In this example, the dynamically generated vertex types will have SchemaNode at the top of their inheritance tree, and edge types SchemaRelationship. Setting auto_plural=True means the subsequent include will assign brokers to the Graph, g.

If you want more nicely named brokers (with actual plural nouns), you will need a custom post-process of the registry returned by build_mapping.

Batching

The mapper has basic support for transactions. Besides being useful for concurrency, batching also reduces network round-trip time.

Starting a new batch is easy:

batch = g.batch()

This new batch will contain all the brokers the Graph g has.

Well, wrappers around those brokers using the same names.

So if you had the following types:

class Animal(Node):
    element_type = 'animal'
    element_plural = 'animals'

    name = String(nullable=False, unique=True)
    specie = String(nullable=False)

class Food(Node):
    element_type = 'food'
    element_plural = 'foods'

    name = String(nullable=False, unique=True)
    color = String(nullable=False)

class Eats(AnimalsRelationship):
    label = 'eats'

... then adding vertexes to your batch would look like:

batch['zombie'] = batch.animals.create(name='Liv',specie='undead')
batch['brains'] = batch.foods.create(name='brains', color='grey')

This creates two batch variables, zombie and brains, that you can refer to later in the batch, say to create a relationship between them:

batch[:] = batch.eats.create(batch[:'zombie'], batch[:'brains']).retry(20)

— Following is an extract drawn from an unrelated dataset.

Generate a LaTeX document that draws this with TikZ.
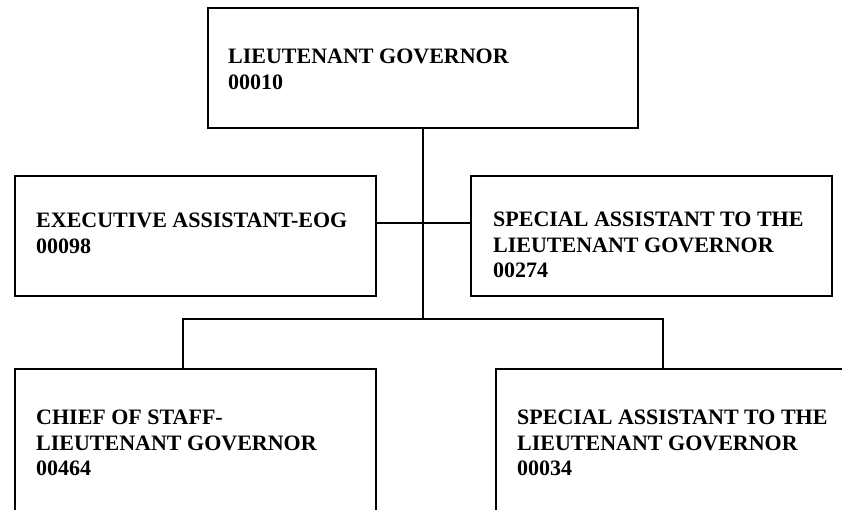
\documentclass[tikz,border=0pt]{standalone}
\usepackage{fontspec}
\setmainfont{Liberation Serif}
\begin{document}
\begin{tikzpicture}[x=1pt,y=-1pt,
  box/.style={draw, line width=2.4pt, inner sep=0pt, anchor=north west, minimum width=361pt},
  lbl/.style={anchor=north west, inner sep=0pt, align=left, font=\fontsize{22}{25.5}\selectfont\bfseries},
  link/.style={line width=1.7pt}]
\useasboundingbox (0,0) rectangle (842,510);
\clip (0,0) rectangle (842,510);
% boxes
\node[box, minimum width=430pt, minimum height=120pt] (lg) at (207,7) {};
\node[box, minimum height=120pt] (ea) at (14,175) {};
\node[box, minimum height=120pt] (sa1) at (470,175) {};
\node[box, minimum height=170pt] (cs) at (14,368) {};
\node[box, minimum height=170pt] (sa2) at (495,368) {};
% labels
\node[lbl] (lgt) at (228,49) {LIEUTENANT GOVERNOR\\00010};
\node[lbl] (eat) at (36,213) {EXECUTIVE ASSISTANT-EOG\\00098};
\node[lbl] (sa1t) at (493,212) {SPECIAL ASSISTANT TO THE\\LIEUTENANT GOVERNOR\\00274};
\node[lbl] (cst) at (36,410) {CHIEF OF STAFF-\\LIEUTENANT GOVERNOR\\00464};
\node[lbl] (sa2t) at (517,410) {SPECIAL ASSISTANT TO THE\\LIEUTENANT GOVERNOR\\00034};
% connector coordinates
\coordinate (hy) at (0,223);
\coordinate (busc) at (422,319);
\coordinate (dl) at (183,319);
\coordinate (dr) at (663,319);
% connectors
\draw[link] (lg.south) -- (lg.south |- busc);
\draw[link] (ea.east |- hy) -- (sa1.west |- hy);
\draw[link] (cs.north -| dl) -- (dl) -- (dr) -- (sa2.north -| dr);
\end{tikzpicture}
\end{document}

We use slice syntax, above, when we do not need to refer to that relationship later in the batch.

A more natural, syntactic sugar for creating edges in a batch is:

batch[:] = batch[:'zombie'](Eats) > batch[:'brains']

Batches can optionally return a value. For example, if you want to further manipulate the newly created Food vertex:

brains = batch['$brains']

Otherwise, just use the commit method (or an empty slice - without assignment):

batch.commit()

The special attribute that we have not yet discussed, element_type, is redundant here. More generally, it tells the mapper what name to use for the corresponding schema class.

Scripting

PyOrient has basic support for the Gremlin graph traversal, through Groovy scripts.

import pathlib
from pyorient.groovy import GroovyScripts

for p in pathlib.Path('scripts/').iterdir():
    if p.is_file() and p.suffix == '.groovy':
        g.scripts.add(GroovyScripts.from_file(str(p)))

All the functions found in the .groovy files under scripts/ can then be called. If one of these scripts had a find_people function taking one argument, their last name, you could say:

wallaces = g.gremlin('find_people', 'Wallace')

The Scripts.add, and the Graph.gremlin methods take an optional namespace argument, when you need such organisation.